The company identification section should state the full registered name of the company, its Companies House registration number, and its registered office address. This ensures the resolution is unambiguously attributed to the correct legal entity and can be cross-referenced with Companies House records.
The resolution date is the date on which the resolution is passed, whether at a meeting or by written resolution. For written resolutions, this is typically the date on which the last required signatory signs. Accurate dating is critical because certain filing obligations (such as the 15-day filing requirement for special resolutions under section 30 of the Companies Act 2006) run from this date.
The decision method must be clearly stated — whether the resolution was passed at a board meeting or by written resolution. For board meetings, the record should include the time and location of the meeting, the name of the chairperson, and confirmation that proper notice was given in accordance with the articles of association. For written resolutions, the document should confirm that the resolution was passed in accordance with section 248 and the company's articles.
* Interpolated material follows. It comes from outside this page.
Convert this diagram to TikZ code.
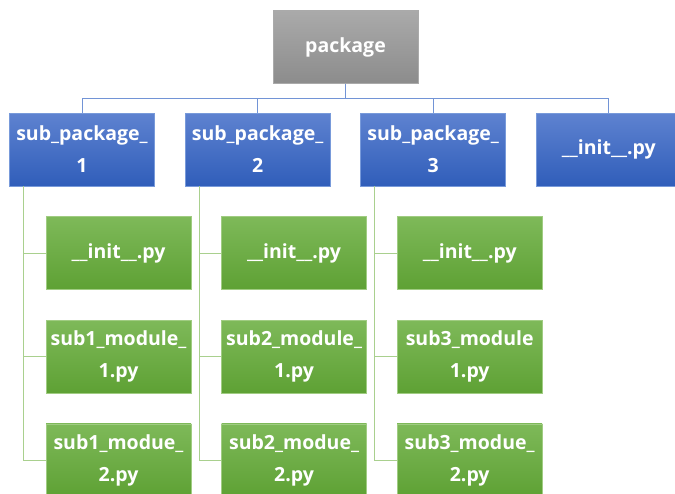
\documentclass[tikz,border=0pt]{standalone}
\usepackage{fontspec}
\setmainfont{Open Sans}
\usetikzlibrary{positioning}
\definecolor{pkgtop}{RGB}{170,170,170}
\definecolor{pkgbot}{RGB}{140,140,140}
\definecolor{subtop}{RGB}{94,130,208}
\definecolor{subbot}{RGB}{48,94,186}
\definecolor{subedge}{RGB}{120,154,218}
\definecolor{modtop}{RGB}{126,185,89}
\definecolor{modbot}{RGB}{94,161,52}
\definecolor{modedge}{RGB}{160,204,130}
\definecolor{treeblue}{RGB}{114,148,214}
\definecolor{treegreen}{RGB}{169,208,142}
\tikzset{
    box/.style={rectangle, minimum width=145pt, minimum height=73pt, inner sep=0pt, align=center, text=white, font=\fontsize{19.5}{32}\selectfont\bfseries, line width=0.6pt},
    pkgbox/.style={box, top color=pkgtop, bottom color=pkgbot, draw=pkgtop},
    subbox/.style={box, top color=subtop, bottom color=subbot, draw=subedge},
    modbox/.style={box, top color=modtop, bottom color=modbot, draw=modedge},
    bluelink/.style={draw=treeblue, line width=1pt},
    greenlink/.style={draw=treegreen, line width=1pt}
}
\begin{document}
\begin{tikzpicture}[x=1pt, y=-1pt, node distance=30pt and 30pt]
        \clip (0,0) rectangle (675,493);
        \useasboundingbox (0,0) rectangle (675,493);

        % Radice
        \node (pkg) [pkgbox] at (345.5,47) {package};

        % Sottopacchetti
        \node (sub1) [subbox] at (82,149.5) {sub\_package\_\\1};
        \node (sub2) [subbox, right=of sub1] {sub\_package\_\\2};
        \node (sub3) [subbox, right=of sub2] {sub\_package\_\\3};
        \node (init0) [subbox, right=of sub3] {\_\_init\_\_.py};

        % Moduli
        \node (init1) [modbox, below=of sub1, xshift=36.5pt] {\_\_init\_\_.py};
        \node (mod1a) [modbox, below=of init1] {sub1\_module\_\\1.py};
        \node (mod1b) [modbox, below=of mod1a] {sub1\_modue\_\\2.py};
        \node (init2) [modbox, below=of sub2, xshift=36.5pt] {\_\_init\_\_.py};
        \node (mod2a) [modbox, below=of init2] {sub2\_module\_\\1.py};
        \node (mod2b) [modbox, below=of mod2a] {sub2\_modue\_\\2.py};
        \node (init3) [modbox, below=of sub3, xshift=36.5pt] {\_\_init\_\_.py};
        \node (mod3a) [modbox, below=of init3] {sub3\_module\\1.py};
        \node (mod3b) [modbox, below=of mod3a] {sub3\_modue\_\\2.py};

        % Collegamenti
        \foreach \s in {sub1, sub2, sub3, init0}
            \draw [bluelink] (pkg.south) -- ++(0,-15pt) -| (\s.north);
        \foreach \s/\a/\b/\c in {sub1/init1/mod1a/mod1b, sub2/init2/mod2a/mod2b, sub3/init3/mod3a/mod3b} {
            \draw [greenlink] ([xshift=14.5pt]\s.south west) |- (\a.west);
            \draw [greenlink] ([xshift=14.5pt]\s.south west) |- (\b.west);
            \draw [greenlink] ([xshift=14.5pt]\s.south west) |- (\c.west);
        }

    \end{tikzpicture}
\end{document}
The quorum confirmation is essential for board meetings. Under the model articles, the default quorum for a directors' meeting is two directors (or one for sole-director companies). The resolution should confirm that a quorum was present throughout the relevant proceedings.
The list of directors present or participating identifies every director who attended the meeting or signed the written resolution. For board meetings, it is also good practice to note any directors who were absent and any non-director attendees (such as the company secretary or legal advisers) who were in attendance.
The resolution text itself should be drafted in clear, precise language, typically beginning with the word 'THAT'. It should set out exactly what the board has resolved, including any specific names, amounts, dates, or conditions. Ambiguous or vague resolution wording can lead to disputes about the scope of the authority granted.
The voting record should document the number of votes in favour, against, and any abstentions, confirming that the required majority was achieved. For an ordinary resolution, a simple majority of votes cast is required. For a special resolution, at least 75% of votes cast must be in favour.
Finally, the certification and signature section should be signed by the chairperson of the meeting (or, for a written resolution, by all participating directors), certifying that the resolution is a true and accurate record of the decision taken. This signature authenticates the document and may be relied upon by third parties, including Companies House, banks, and counterparties.